Some filmmakers tell stories, and some preserve entire histories through their work. Palestinian filmmaker Annemarie Jacir belongs to the latter. Across her extraordinary career, from Salt of This Sea to When I Saw You and Wajib, Jacir’s work comes from a place of honesty, an understanding of her people’s struggle, and a refusal to let their stories fade. And in today’s world, where truth itself is constantly under attack, her voice cuts through with sharp relevance.
While Annemarie Jacir’s Palestine 36 centers on the uprising of 1936, it is rooted in the historical context of British rule, which began in 1917 when British forces captured Jerusalem from the Ottoman Empire. The film traces the events that led to the 1936 Arab Revolt (also known as the Great Revolt, and later the Great Palestinian Revolt) when Palestinians first rose against British control and the increasing Zionist colonisation of their land. The film is a great reclamation of a stolen narrative, giving voice to a generation of Palestinians whose struggle for justice and self-determination has too often been overlooked in global histories.
When Britain arrived in Palestine, it came dressed in the language of “civilization” and “mandate.” But, as Jacir’s film unflinchingly shows, this was not diplomacy – it was occupation. By 1920, the British had taken control under the Mandate, and by 1936, they were already helping transfer land from Palestinians to incoming Zionist settlers. Administrative control soon turned into a system for dispossessing Palestinians. More than a historical account, Palestine 36 plunges viewers into the anguish and bravery of those who risked everything to resist.
Jacir brings the past to life in a way that matters now. She mixes together old archival footage with dramatised sequences so beautifully that the past and present form a single, enduring wound.
And here, we have Khuloud Atef, played powerfully by Yasmine Al Massri, a journalist forced to write under a male name to be heard. Her words become her weapon, her typewriter an act of rebellion. Alongside her, Saleh Bakri is Khalid, a farmer pushed to the edge by British oppression. Jeremy Irons appears as British High Commissioner Arthur Wauchope, his calm demeanour masking the cruelty of power. But the soul of Palestine 36 lies in its new faces. Ward Helou, as Kareem, and Karim Daoud Anaya, as Yusuf, give the film its beating heart. These are the sons of the soil – boys whose innocence is swallowed by the violence of empire. Daoud Anaya, in particular, is mesmerising.

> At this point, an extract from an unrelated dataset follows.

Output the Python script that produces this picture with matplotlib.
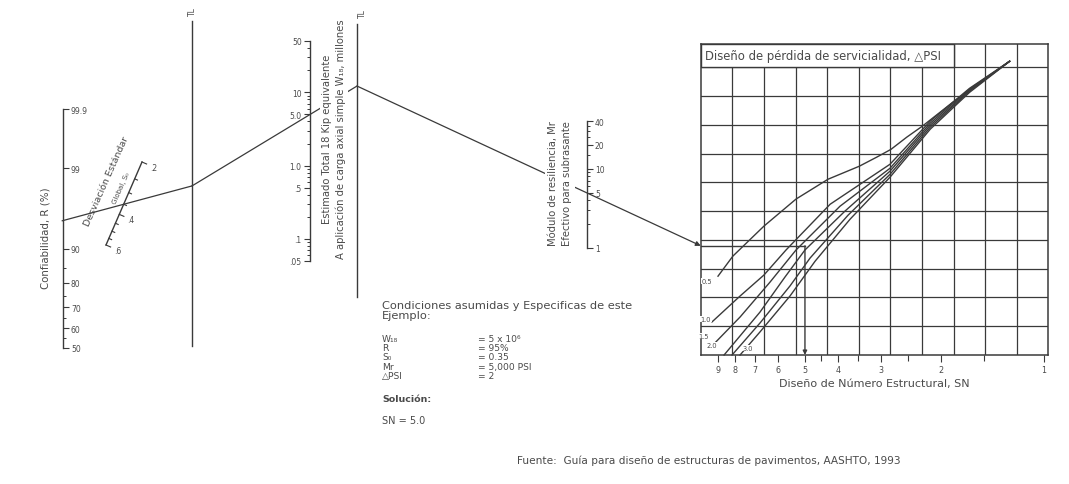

Visually, the film is breathtaking. Jacir works with cinematographer Tareq Hammad to paint Palestine not as a ruin but as a living, breathing homeland – olive groves swaying against gunfire, sunlit stone walls holding the memory. The result is a film that feels monumental – not in size, but in spirit. It reminds us that the story of Palestine did not begin in 1948, nor did it begin in 2023. It started long before, when people fought to protect land that had always been theirs. The Great Revolt of 1936 was not a historical footnote; it was the first cry of a people refusing to disappear.

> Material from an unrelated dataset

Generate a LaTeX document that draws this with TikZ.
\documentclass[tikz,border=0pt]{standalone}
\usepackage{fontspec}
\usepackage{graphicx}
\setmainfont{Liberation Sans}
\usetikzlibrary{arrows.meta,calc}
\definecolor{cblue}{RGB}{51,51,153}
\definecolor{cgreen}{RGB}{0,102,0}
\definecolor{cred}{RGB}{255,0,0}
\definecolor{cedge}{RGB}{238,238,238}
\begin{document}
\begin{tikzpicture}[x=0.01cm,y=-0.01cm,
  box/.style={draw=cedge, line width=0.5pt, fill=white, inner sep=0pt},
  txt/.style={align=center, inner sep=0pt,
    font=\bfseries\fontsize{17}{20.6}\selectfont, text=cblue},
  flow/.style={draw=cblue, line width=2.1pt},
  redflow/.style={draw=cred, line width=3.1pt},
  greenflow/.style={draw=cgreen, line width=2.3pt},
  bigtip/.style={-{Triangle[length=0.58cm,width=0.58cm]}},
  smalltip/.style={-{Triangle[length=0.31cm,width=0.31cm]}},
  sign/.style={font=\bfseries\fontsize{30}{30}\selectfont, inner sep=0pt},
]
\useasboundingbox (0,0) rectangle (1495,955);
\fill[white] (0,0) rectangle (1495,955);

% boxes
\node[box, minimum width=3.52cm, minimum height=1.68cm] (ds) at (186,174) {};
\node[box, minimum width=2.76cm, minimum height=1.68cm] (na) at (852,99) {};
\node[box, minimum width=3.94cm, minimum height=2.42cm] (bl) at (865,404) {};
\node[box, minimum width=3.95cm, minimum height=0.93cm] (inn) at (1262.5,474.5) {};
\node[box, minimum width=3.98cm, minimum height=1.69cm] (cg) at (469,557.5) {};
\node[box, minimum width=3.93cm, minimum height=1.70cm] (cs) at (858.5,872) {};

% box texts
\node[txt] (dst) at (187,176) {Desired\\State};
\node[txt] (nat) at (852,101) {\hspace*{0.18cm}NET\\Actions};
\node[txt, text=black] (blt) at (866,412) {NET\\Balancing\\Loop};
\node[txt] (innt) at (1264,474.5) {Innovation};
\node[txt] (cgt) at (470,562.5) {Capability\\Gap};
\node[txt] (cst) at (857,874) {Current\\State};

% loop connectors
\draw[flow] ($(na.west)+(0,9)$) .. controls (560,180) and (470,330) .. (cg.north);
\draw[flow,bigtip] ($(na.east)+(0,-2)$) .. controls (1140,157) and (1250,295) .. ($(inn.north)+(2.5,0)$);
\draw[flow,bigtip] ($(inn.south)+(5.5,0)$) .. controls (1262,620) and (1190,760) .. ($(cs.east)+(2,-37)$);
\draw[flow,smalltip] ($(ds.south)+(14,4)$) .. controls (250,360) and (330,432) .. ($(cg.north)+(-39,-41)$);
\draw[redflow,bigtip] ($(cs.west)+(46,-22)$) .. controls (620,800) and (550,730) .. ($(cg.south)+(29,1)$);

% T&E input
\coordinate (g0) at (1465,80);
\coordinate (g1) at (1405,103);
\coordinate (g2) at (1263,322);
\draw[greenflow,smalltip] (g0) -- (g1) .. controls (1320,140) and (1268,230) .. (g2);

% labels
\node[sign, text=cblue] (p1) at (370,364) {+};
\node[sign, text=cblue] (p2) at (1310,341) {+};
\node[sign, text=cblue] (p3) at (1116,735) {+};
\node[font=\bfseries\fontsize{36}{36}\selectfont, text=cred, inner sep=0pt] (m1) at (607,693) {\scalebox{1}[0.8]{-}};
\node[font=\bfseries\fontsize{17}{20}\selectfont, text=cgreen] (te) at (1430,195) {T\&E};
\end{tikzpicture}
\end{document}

Jacir faces grief head-on but never lets it overwhelm hope. Her filmmaking is brave and caring, built on the idea that truth must be told, even when no one wants to hear it. As a Palestinian woman, she carries her ancestors’ stories with care and strength, turning film into a powerful witness.

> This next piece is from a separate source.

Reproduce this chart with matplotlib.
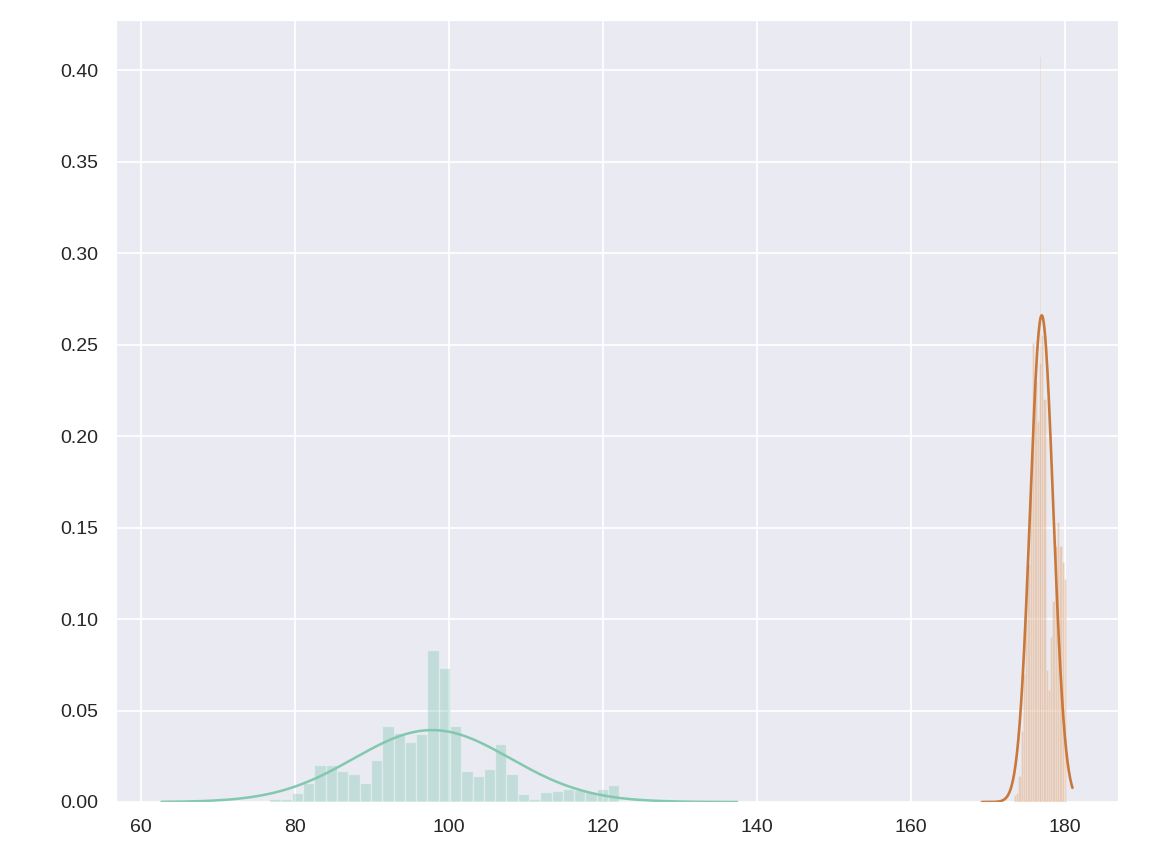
import numpy as np
import matplotlib
matplotlib.use("Agg")
import matplotlib.pyplot as plt
import seaborn as sns

# ---------------- data ----------------
# green histogram (density), uniform bins
green_bin_start = 76.66
green_bin_width = 1.466
green_density = [0.0015, 0.0018, 0.0051, 0.0102, 0.0200, 0.0200, 0.0171, 0.0151,
                 0.0102, 0.0230, 0.0415, 0.0375, 0.0328, 0.0370, 0.0830, 0.0730,
                 0.0415, 0.0171, 0.0142, 0.0180, 0.0317, 0.0151, 0.0044, 0.0015,
                 0.0053, 0.0062, 0.0073, 0.0066, 0.0056, 0.0073, 0.0093, 0.0006,
                 0.0005, 0.0000, 0.0015, 0.0015]
# green fitted normal curve
green_mean, green_std = 97.8, 10.15
green_support = (62.66, 137.4)

# orange histogram (density), uniform bins
orange_bin_start = 173.35
orange_bin_width = 0.295
orange_density = [0.004, 0.005, 0.014, 0.039, 0.070, 0.100, 0.130, 0.170,
                  0.251, 0.230, 0.208, 0.240, 0.255, 0.220, 0.072, 0.061,
                  0.090, 0.110, 0.140, 0.153, 0.140, 0.131, 0.122]
# narrow spike bin
orange_spike_x = [176.80]
orange_spike_width = 0.06
orange_spike_density = [0.407]
# orange fitted normal curve
orange_mean, orange_std = 176.97, 1.50
orange_support = (169.2, 180.96)

# ---------------- style ----------------
sns.set_style("darkgrid")
plt.rcParams['font.family'] = ['Liberation Sans', 'DejaVu Sans']

green_line = "#82c8ae"
green_fill = "#6fbfa6"
orange_line = "#c9783b"
orange_fill = "#dc9a64"

fig = plt.figure(figsize=(11.64, 8.52), dpi=100)
ax = fig.add_axes([116 / 1164, 50 / 852, 1002 / 1164, 782 / 852])


def norm_pdf(x, m, s):
    return np.exp(-0.5 * ((x - m) / s) ** 2) / (s * np.sqrt(2 * np.pi))


# green histogram
g_left = green_bin_start + green_bin_width * np.arange(len(green_density))
ax.bar(g_left, green_density, width=green_bin_width, align='edge',
       color=green_fill, alpha=0.32, edgecolor='white', linewidth=1.0)

# orange histogram
o_left = orange_bin_start + orange_bin_width * np.arange(len(orange_density))
ax.bar(o_left, orange_density, width=orange_bin_width, align='edge',
       color=orange_fill, alpha=0.4, edgecolor='#f8eee6', linewidth=0.45)
ax.bar(orange_spike_x, orange_spike_density, width=orange_spike_width,
       align='center', color=orange_fill, alpha=0.15, linewidth=0)

# fitted curves
xg = np.linspace(green_support[0], green_support[1], 200)
ax.plot(xg, norm_pdf(xg, green_mean, green_std), color=green_line, lw=1.8)
xo = np.linspace(orange_support[0], orange_support[1], 200)
ax.plot(xo, norm_pdf(xo, orange_mean, orange_std), color=orange_line, lw=1.9)

ax.set_ylim(bottom=0)
ax.set_xticks([60, 80, 100, 120, 140, 160, 180])
ax.set_yticks(np.arange(0, 0.41, 0.05))
ax.yaxis.set_major_formatter(matplotlib.ticker.FormatStrFormatter('%.2f'))
ax.tick_params(axis='both', labelsize=14, colors='#262626', length=0)
ax.tick_params(axis='y', pad=13)
ax.tick_params(axis='x', pad=12)
ax.grid(True, color='white', linewidth=1.3)

fig.savefig("out.png", dpi=100)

One of the film’s most moving moments comes with the words of poet Saleem Al-Naffar (Gaza 1963–2023):
“From this small land, we grew.
Our river birthed creeds and bloodlines.
Our rhythm has always been—
die standing.
In spite of wretched planes and all that life fractures,
we remain.”
That is the heartbeat of Palestine 36. It is for those who stood, and those who still do. For those whose names were erased, and those who continue to write them back. Because Palestine existed then, and will always exist.